>> BEGIN Material for the task

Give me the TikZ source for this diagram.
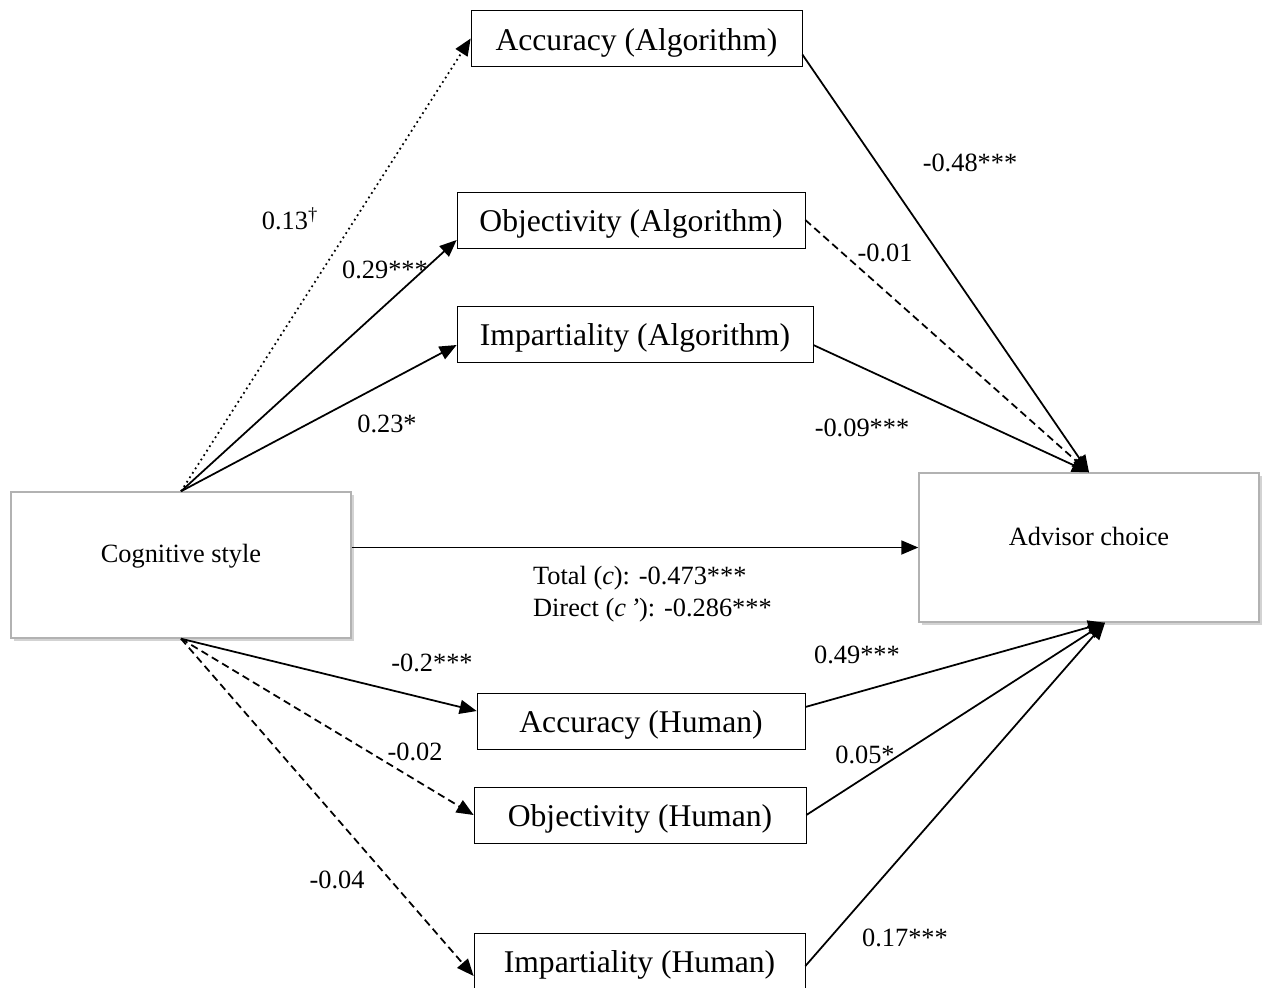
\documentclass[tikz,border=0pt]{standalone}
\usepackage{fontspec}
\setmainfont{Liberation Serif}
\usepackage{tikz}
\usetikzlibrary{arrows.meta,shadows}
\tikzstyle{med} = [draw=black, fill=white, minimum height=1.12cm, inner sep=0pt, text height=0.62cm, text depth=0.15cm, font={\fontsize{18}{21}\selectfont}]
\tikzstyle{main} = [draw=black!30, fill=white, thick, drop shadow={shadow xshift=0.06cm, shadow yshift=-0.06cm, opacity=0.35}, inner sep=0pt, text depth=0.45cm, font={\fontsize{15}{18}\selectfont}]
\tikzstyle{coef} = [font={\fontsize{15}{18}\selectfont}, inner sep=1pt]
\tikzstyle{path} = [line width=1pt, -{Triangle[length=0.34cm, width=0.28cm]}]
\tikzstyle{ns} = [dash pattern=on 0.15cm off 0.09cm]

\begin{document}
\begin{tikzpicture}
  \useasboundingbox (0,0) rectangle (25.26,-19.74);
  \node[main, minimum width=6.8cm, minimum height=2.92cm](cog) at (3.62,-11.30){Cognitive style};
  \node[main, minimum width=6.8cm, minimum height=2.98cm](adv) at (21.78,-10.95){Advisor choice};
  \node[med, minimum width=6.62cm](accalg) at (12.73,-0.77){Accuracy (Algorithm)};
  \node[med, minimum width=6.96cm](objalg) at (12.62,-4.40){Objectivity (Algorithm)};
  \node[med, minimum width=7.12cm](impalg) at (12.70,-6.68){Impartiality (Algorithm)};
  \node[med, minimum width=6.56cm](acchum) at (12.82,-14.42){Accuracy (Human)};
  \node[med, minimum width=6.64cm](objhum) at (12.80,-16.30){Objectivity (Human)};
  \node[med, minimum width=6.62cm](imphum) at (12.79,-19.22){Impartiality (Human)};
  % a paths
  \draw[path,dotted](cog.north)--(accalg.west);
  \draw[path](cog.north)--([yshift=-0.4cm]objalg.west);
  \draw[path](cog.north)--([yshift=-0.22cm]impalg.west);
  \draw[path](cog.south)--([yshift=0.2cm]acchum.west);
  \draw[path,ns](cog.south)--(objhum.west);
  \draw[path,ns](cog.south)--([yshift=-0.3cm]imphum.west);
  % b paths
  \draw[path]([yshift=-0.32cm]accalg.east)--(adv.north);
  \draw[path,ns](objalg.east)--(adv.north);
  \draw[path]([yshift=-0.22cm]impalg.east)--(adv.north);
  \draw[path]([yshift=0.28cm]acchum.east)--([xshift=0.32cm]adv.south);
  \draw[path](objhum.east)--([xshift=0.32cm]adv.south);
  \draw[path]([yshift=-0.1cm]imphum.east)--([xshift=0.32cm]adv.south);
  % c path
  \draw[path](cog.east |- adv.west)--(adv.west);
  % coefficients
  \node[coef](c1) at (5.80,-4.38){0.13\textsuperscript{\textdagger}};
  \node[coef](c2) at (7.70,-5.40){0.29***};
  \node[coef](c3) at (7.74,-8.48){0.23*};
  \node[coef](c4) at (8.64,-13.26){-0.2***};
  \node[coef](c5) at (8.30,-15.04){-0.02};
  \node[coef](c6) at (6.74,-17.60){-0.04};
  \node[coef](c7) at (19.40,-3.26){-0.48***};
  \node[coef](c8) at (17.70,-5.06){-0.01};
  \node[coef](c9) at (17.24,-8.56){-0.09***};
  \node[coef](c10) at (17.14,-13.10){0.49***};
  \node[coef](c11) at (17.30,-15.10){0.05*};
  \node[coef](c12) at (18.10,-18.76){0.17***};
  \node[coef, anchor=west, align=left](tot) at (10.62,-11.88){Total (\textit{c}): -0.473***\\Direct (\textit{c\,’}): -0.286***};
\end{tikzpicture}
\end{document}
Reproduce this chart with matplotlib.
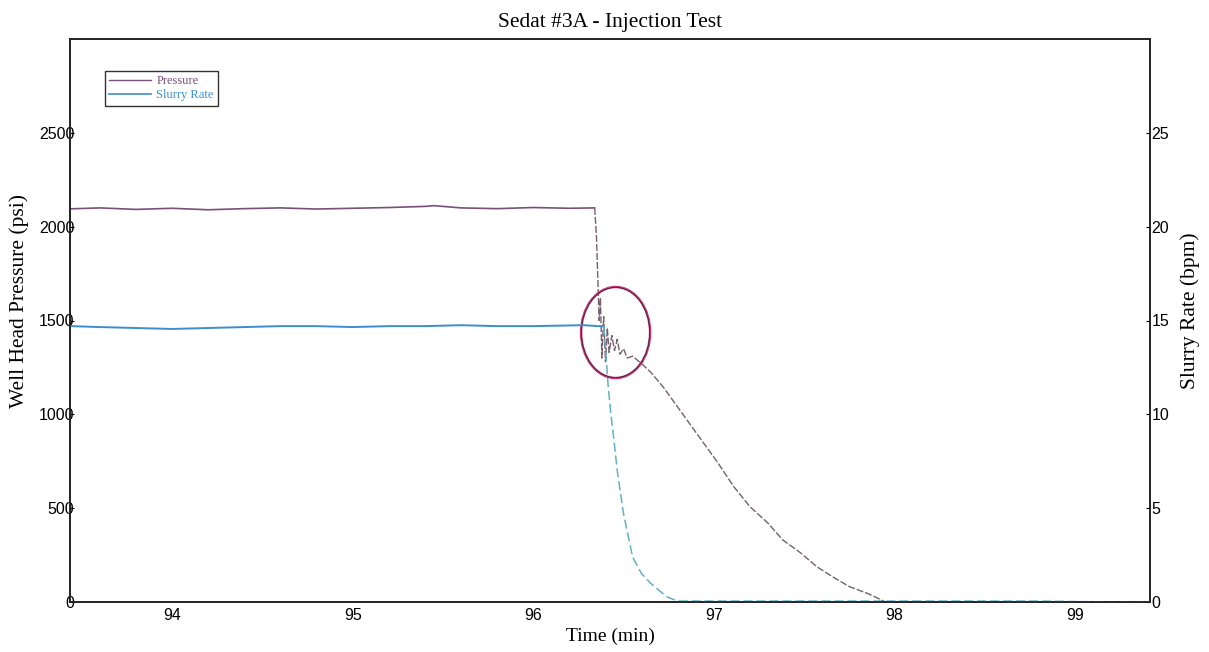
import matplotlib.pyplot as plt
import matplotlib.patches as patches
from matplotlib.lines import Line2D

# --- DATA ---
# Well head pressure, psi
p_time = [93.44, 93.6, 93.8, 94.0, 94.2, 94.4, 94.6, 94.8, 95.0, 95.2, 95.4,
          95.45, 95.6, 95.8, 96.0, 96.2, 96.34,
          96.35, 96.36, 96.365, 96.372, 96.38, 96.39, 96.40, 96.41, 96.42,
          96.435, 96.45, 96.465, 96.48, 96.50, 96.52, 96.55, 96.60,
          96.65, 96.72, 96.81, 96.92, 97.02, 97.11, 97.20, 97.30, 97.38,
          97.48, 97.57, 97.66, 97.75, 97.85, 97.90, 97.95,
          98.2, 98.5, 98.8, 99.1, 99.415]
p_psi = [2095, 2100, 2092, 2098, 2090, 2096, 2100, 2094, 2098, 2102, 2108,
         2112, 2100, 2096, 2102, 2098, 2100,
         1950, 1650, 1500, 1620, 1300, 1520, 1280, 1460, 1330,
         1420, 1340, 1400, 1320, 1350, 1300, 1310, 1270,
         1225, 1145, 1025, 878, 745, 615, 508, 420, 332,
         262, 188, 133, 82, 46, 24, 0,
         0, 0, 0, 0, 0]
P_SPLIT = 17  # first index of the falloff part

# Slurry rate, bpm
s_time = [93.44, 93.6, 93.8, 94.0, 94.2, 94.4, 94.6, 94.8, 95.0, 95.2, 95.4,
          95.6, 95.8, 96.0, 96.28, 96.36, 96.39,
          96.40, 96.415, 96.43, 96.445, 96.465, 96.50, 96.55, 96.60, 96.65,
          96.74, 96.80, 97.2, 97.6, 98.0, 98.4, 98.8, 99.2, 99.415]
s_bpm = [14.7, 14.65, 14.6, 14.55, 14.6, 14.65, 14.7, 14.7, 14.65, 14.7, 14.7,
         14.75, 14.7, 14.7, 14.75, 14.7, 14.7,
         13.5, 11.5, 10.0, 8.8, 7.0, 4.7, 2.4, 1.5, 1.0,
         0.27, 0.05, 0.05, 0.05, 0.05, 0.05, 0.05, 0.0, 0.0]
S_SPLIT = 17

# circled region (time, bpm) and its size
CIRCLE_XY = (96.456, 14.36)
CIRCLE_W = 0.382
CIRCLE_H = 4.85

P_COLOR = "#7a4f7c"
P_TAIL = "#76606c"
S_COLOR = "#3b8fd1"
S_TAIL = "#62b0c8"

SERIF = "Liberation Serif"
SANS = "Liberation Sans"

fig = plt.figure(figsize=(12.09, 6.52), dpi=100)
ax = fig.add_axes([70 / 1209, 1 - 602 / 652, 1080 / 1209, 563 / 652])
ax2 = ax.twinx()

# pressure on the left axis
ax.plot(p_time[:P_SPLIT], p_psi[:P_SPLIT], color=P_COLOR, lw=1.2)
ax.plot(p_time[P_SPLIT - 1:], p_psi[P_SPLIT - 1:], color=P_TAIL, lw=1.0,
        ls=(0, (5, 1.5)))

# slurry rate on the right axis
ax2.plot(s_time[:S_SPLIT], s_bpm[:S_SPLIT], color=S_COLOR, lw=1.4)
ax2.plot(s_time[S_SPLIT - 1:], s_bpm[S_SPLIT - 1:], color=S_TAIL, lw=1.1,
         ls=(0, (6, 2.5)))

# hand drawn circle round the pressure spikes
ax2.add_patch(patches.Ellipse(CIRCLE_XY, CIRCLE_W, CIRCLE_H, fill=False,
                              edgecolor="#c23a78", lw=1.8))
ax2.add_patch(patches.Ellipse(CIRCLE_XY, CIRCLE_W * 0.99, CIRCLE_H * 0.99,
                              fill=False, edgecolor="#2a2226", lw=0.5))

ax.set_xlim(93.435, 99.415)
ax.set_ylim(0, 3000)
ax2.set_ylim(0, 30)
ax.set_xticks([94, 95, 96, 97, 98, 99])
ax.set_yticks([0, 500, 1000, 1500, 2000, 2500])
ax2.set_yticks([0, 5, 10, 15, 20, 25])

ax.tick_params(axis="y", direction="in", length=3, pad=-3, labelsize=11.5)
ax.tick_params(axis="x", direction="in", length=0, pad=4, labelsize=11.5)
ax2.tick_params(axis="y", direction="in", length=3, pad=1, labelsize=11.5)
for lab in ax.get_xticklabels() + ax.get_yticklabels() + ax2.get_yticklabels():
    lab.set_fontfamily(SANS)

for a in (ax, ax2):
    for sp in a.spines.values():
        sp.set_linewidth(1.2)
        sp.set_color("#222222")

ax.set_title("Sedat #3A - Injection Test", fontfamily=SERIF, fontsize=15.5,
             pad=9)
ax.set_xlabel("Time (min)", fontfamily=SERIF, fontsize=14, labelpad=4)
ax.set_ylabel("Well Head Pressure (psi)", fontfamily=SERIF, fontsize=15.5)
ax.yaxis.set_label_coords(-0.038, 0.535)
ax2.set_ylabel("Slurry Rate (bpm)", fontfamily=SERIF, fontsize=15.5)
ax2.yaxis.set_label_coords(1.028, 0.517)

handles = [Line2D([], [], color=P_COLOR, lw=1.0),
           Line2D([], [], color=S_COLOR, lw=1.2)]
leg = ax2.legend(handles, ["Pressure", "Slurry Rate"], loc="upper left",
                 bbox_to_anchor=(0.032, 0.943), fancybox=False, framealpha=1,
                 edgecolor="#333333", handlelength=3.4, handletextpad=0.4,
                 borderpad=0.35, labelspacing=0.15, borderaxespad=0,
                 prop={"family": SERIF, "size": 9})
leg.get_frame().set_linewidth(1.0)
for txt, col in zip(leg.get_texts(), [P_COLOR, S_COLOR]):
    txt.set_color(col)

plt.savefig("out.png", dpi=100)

>> END Material for the task

Objective: Make an exact copy of only the lines from the one with "Reproduce this chart with matplotlib." through the one with "ls=(0, (5, 1.5)))". Pictures don't belong in it.

Exercise solution:
Reproduce this chart with matplotlib.
import matplotlib.pyplot as plt
import matplotlib.patches as patches
from matplotlib.lines import Line2D

# --- DATA ---
# Well head pressure, psi
p_time = [93.44, 93.6, 93.8, 94.0, 94.2, 94.4, 94.6, 94.8, 95.0, 95.2, 95.4,
          95.45, 95.6, 95.8, 96.0, 96.2, 96.34,
          96.35, 96.36, 96.365, 96.372, 96.38, 96.39, 96.40, 96.41, 96.42,
          96.435, 96.45, 96.465, 96.48, 96.50, 96.52, 96.55, 96.60,
          96.65, 96.72, 96.81, 96.92, 97.02, 97.11, 97.20, 97.30, 97.38,
          97.48, 97.57, 97.66, 97.75, 97.85, 97.90, 97.95,
          98.2, 98.5, 98.8, 99.1, 99.415]
p_psi = [2095, 2100, 2092, 2098, 2090, 2096, 2100, 2094, 2098, 2102, 2108,
         2112, 2100, 2096, 2102, 2098, 2100,
         1950, 1650, 1500, 1620, 1300, 1520, 1280, 1460, 1330,
         1420, 1340, 1400, 1320, 1350, 1300, 1310, 1270,
         1225, 1145, 1025, 878, 745, 615, 508, 420, 332,
         262, 188, 133, 82, 46, 24, 0,
         0, 0, 0, 0, 0]
P_SPLIT = 17  # first index of the falloff part

# Slurry rate, bpm
s_time = [93.44, 93.6, 93.8, 94.0, 94.2, 94.4, 94.6, 94.8, 95.0, 95.2, 95.4,
          95.6, 95.8, 96.0, 96.28, 96.36, 96.39,
          96.40, 96.415, 96.43, 96.445, 96.465, 96.50, 96.55, 96.60, 96.65,
          96.74, 96.80, 97.2, 97.6, 98.0, 98.4, 98.8, 99.2, 99.415]
s_bpm = [14.7, 14.65, 14.6, 14.55, 14.6, 14.65, 14.7, 14.7, 14.65, 14.7, 14.7,
         14.75, 14.7, 14.7, 14.75, 14.7, 14.7,
         13.5, 11.5, 10.0, 8.8, 7.0, 4.7, 2.4, 1.5, 1.0,
         0.27, 0.05, 0.05, 0.05, 0.05, 0.05, 0.05, 0.0, 0.0]
S_SPLIT = 17

# circled region (time, bpm) and its size
CIRCLE_XY = (96.456, 14.36)
CIRCLE_W = 0.382
CIRCLE_H = 4.85

P_COLOR = "#7a4f7c"
P_TAIL = "#76606c"
S_COLOR = "#3b8fd1"
S_TAIL = "#62b0c8"

SERIF = "Liberation Serif"
SANS = "Liberation Sans"

fig = plt.figure(figsize=(12.09, 6.52), dpi=100)
ax = fig.add_axes([70 / 1209, 1 - 602 / 652, 1080 / 1209, 563 / 652])
ax2 = ax.twinx()

# pressure on the left axis
ax.plot(p_time[:P_SPLIT], p_psi[:P_SPLIT], color=P_COLOR, lw=1.2)
ax.plot(p_time[P_SPLIT - 1:], p_psi[P_SPLIT - 1:], color=P_TAIL, lw=1.0,
        ls=(0, (5, 1.5)))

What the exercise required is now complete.